Jovaiša expressed “the satisfaction [of the prosecutor general’s office] that an international organisation like RSF has taken interest in this procedure.” RSF's complaint “has been incorporated into the criminal investigation,” he said.
“We welcome the opening of this investigation and the quality of the dialogue initiated with the prosecutor general’s office,” Deloire said after the meeting. “The charges [of ‘hijacking a plane with terrorist intent’] accepted by Lithuania’s prosecutor-general are appropriate and their application to a head of state is unprecedented. We are of the view that there is no doubt about Lukashenko’s intention of terrorising the journalistic community, and the tragic fate suffered by Raman and his girlfriend Sofia confirms this. The entire European judicial arsenal, including a European arrest warrant, should be activated to ensure that this extremely serious crime does not go unpunished and that they are released.”
“Journalists are the leading target”
While in Vilnius, the RSF delegation met with a group of Belarusian journalists in exile and the leader of the Belarusian opposition, Sviatlana Tsikhanouskaya, who stressed the importance of international campaigning, including by RSF. “Journalists are the leading target,” she said.
Deloire emphasized the need to reinforce international mechanisms for protecting journalists and proposed guidelines for supporting Belarusian journalists. He also announced that RSF has joined others in asking the Media Freedom Coalition (MFC), which was created at the initiative of the British and Canadian governments, to take up the issue of Belarusian journalists, including at the next G7 summit.

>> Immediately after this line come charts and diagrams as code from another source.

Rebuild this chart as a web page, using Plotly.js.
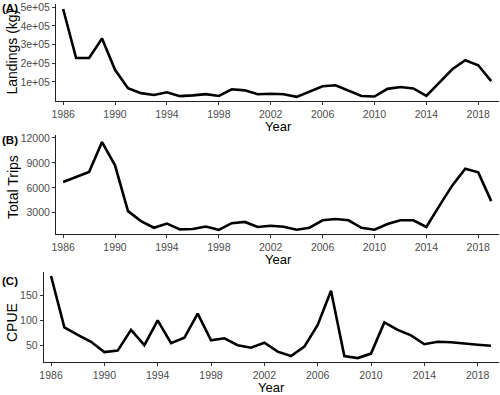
<!DOCTYPE html>
<html>
<head>
<meta charset="utf-8">
<script src="https://cdn.plot.ly/plotly-3.0.1.min.js"></script>
<style>html,body{margin:0;padding:0;background:#fff;}#chart{width:500px;height:395px;}</style>
</head>
<body>
<div id="chart"></div>
<script>
const years = [1986,1987,1988,1989,1990,1991,1992,1993,1994,1995,1996,1997,1998,1999,2000,2001,2002,2003,2004,2005,2006,2007,2008,2009,2010,2011,2012,2013,2014,2015,2016,2017,2018,2019];
const landings = [490000,228000,228000,332000,165000,66000,40000,30000,45000,24000,28000,35000,25000,61000,55000,34000,37000,34000,20000,48000,77000,82000,53000,25000,22000,63000,73000,65000,25000,95000,168000,216000,189000,104000];
const trips = [6700,7300,7900,11500,8700,3200,2000,1200,1700,1000,1050,1350,950,1750,1900,1300,1450,1330,970,1210,2100,2250,2100,1200,970,1650,2100,2100,1290,3830,6290,8300,7860,4400];
const cpue = [190,86,71,57,36,39,81,50,100,54,65,114,60,64,50,45,55,37,28,47,91,160,28,24,33,96,81,70,52,57,56,53,51,49];
const xTicks = [1986,1990,1994,1998,2002,2006,2010,2014,2018];
const landTicks = [100000,200000,300000,400000,500000];
const landTickText = ["1e+05","2e+05","3e+05","4e+05","5e+05"];
const tripTicks = [3000,6000,9000,12000];
const cpueTicks = [50,100,150];
const panelLabels = ["(A)","(B)","(C)"];
const yTitles = ["Landings (kg)","Total Trips","CPUE"];
const xTitle = "Year";

const FONT = "Liberation Sans, Arial, sans-serif";
const TICKFONT = {family:FONT,size:10.5,color:"#4d4d4d"};
const XTITLEFONT = {family:FONT,size:13,color:"#000"};
const YTITLEFONT = {family:FONT,size:14,color:"#000"};
const LABELFONT = {family:FONT,size:11.5,color:"#000"};
const lineStyle = {color:"#000", width:2.6};
const traces = [
  {x:years, y:landings, type:"scatter", mode:"lines", line:lineStyle, xaxis:"x", yaxis:"y"},
  {x:years, y:trips, type:"scatter", mode:"lines", line:lineStyle, xaxis:"x2", yaxis:"y2"},
  {x:years, y:cpue, type:"scatter", mode:"lines", line:lineStyle, xaxis:"x3", yaxis:"y3"}
];
function xa(domain, anchor){
  return {domain:domain, anchor:anchor, range:[1985.45,2019.6], tickvals:xTicks, ticks:"outside", ticklen:3, tickcolor:"#333",
    showline:true, linecolor:"#222", linewidth:1, showgrid:false, zeroline:false, tickfont:TICKFONT};
}
function ya(domain, anchor, range, tv, tt){
  const o = {domain:domain, anchor:anchor, range:range, tickvals:tv, tickformat:"d", ticks:"outside", ticklen:3, tickcolor:"#333",
    showline:true, linecolor:"#222", linewidth:1, showgrid:false, zeroline:false, tickfont:TICKFONT};
  if (tt) o.ticktext = tt;
  return o;
}
function ann(text, x, y, xanchor, yanchor, font, angle){
  return {text:text, xref:"paper", yref:"paper", x:x, y:y, xanchor:xanchor, yanchor:yanchor, showarrow:false, font:font, textangle:angle||0};
}
const layout = {
  width:500, height:395, margin:{l:0,r:0,t:0,b:0}, showlegend:false,
  paper_bgcolor:"#fff", plot_bgcolor:"#fff", font:{family:FONT},
  xaxis: xa([0.112,0.998],"y"),
  yaxis: ya([0.7443,0.9899],"x",[-2000,517000],landTicks,landTickText),
  xaxis2: xa([0.112,0.998],"y2"),
  yaxis2: ya([0.4076,0.6582],"x2",[450,12350],tripTicks,null),
  xaxis3: xa([0.0874,0.998],"y3"),
  yaxis3: ya([0.0835,0.3114],"x3",[16,198],cpueTicks,null),
  annotations: [
    ann("<b>"+panelLabels[0]+"</b>", 0, 1.0, "left", "top", LABELFONT),
    ann("<b>"+panelLabels[1]+"</b>", 0, 0.665, "left", "top", LABELFONT),
    ann("<b>"+panelLabels[2]+"</b>", 0, 0.308, "left", "top", LABELFONT),
    ann(xTitle, 0.557, 0.6785, "center", "middle", XTITLEFONT),
    ann(xTitle, 0.557, 0.3418, "center", "middle", XTITLEFONT),
    ann(xTitle, 0.543, 0.018, "center", "middle", XTITLEFONT),
    ann(yTitles[0], 0.024, 0.867, "center", "middle", YTITLEFONT, -90),
    ann(yTitles[1], 0.026, 0.5266, "center", "middle", YTITLEFONT, -90),
    ann(yTitles[2], 0.024, 0.1823, "center", "middle", YTITLEFONT, -90)
  ]
};
Plotly.newPlot("chart", traces, layout, {displayModeBar:false, staticPlot:true});
</script>
</body>
</html>
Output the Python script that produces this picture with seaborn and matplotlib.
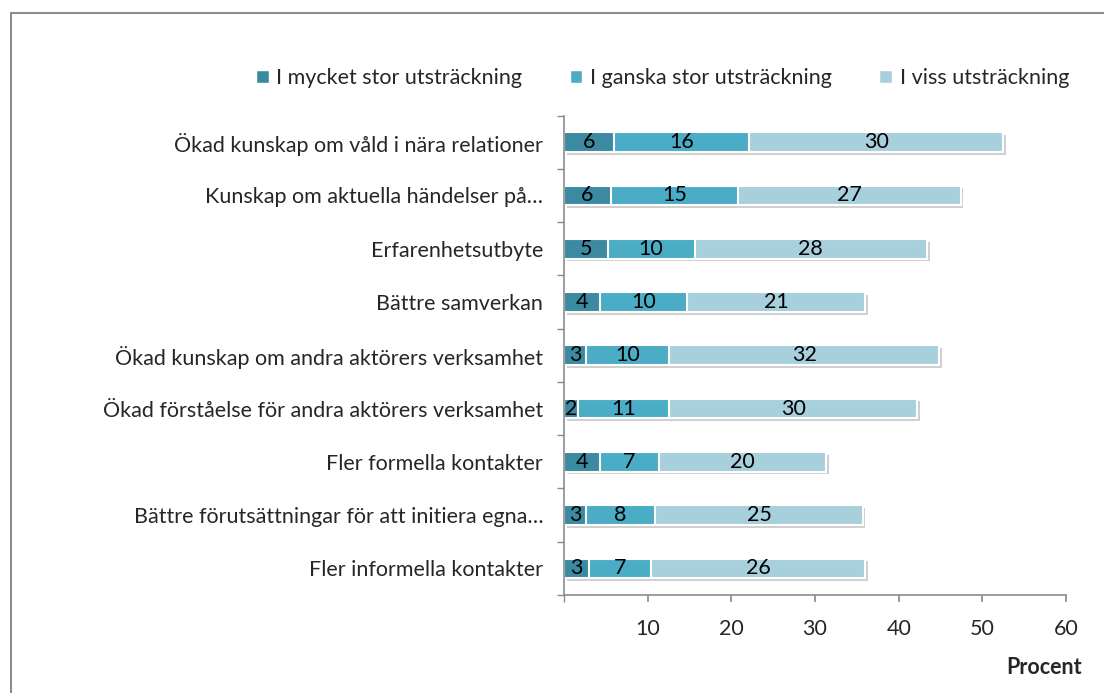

During a meeting with Lithuanian deputy foreign-minister Mantas Adomėnas, RSF hailed the important role played by Lithuania in helping to improve international law on the protection of journalists. It was under Lithuania’s UN Security Council presidency that the Security Council adopted Resolution 2222 on the protection of journalists in May 2015, and RSF’s secretary-general spoke at the session in New York.
RSF has been calling for the creation of the position of special representative of the UN secretary-general for the safety of journalists to serve as a mechanism for enforcing international law on the protection of journalists. “After this astonishing affair, Lithuania has every legitimacy and every reason to use its influence to obtain the creation of this position, which is essential,” Deloire said.
As a result of the unprecedented persecution of journalists since Lukashenko’s disputed reelection in August 2020, Belarus fell five places in RSF's 2021 World Press Freedom Index and is now ranked 158th out of 180 countries.